In Newtonian theory, these two quantities have the same value, but in relativity they do not.
I think that was my point.

Say you have two space ships that take off in opposite directions, each travailing at the sped of light or C.  The rate at which they are moving away from each other would be 2C.
Actually, that's wrong. They distance they move apart from each other would be 1C, not 2C. Galileian laws of motion are no longer applicable at relativisitic speeds.
The only way they can beat C is by universal expansion, i.e. they move at C, and due to the expansion of space itself, the distance between them increases. Relation between distance traveled and time needed can rise above C this way.

Neither ship would be traveling at greater than C. You have to remember that C is calculated from a fixed point.  When we are looking at the rate at which the two ships are moving apart we no longer have a fixed point.

Think about it.  If the ships both traveled in opposite directions at C for on light year they would each be one light year away from the starting point, and thus two light years from each other.  Meaning that they where traveling apart at 2C. 
Again, nope.

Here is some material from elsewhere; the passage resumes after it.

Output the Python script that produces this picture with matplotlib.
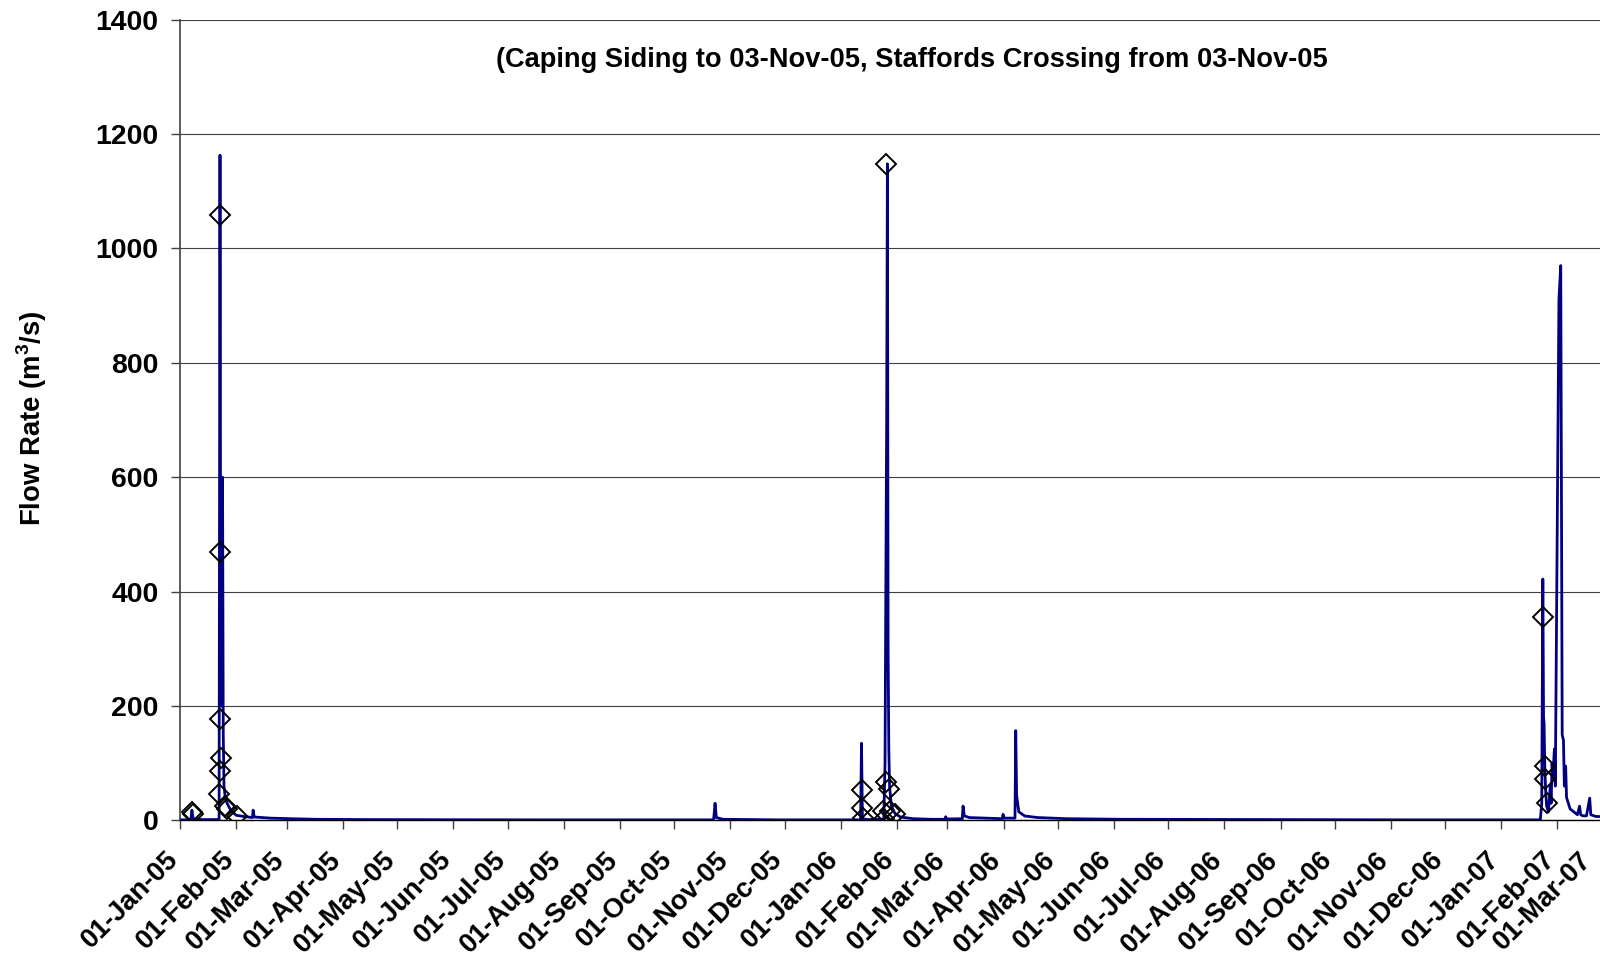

Perceived from Ship A, Ship B travels away form it at speed c.
Since they're travelling at c, Ship A only sees the light/information Ship B sent out when it was still at the starting point, and appears at rest towards a hypothetical absolute frame of reference(which doesn't exist). With A travelling at c, this comes out to an apparent velocity of c. There is no absolute frame of reference.

Last-minute edit: ...but there is the observer you're introducing to make your 2c statement. Sorry, I seemed to have misunderstood you.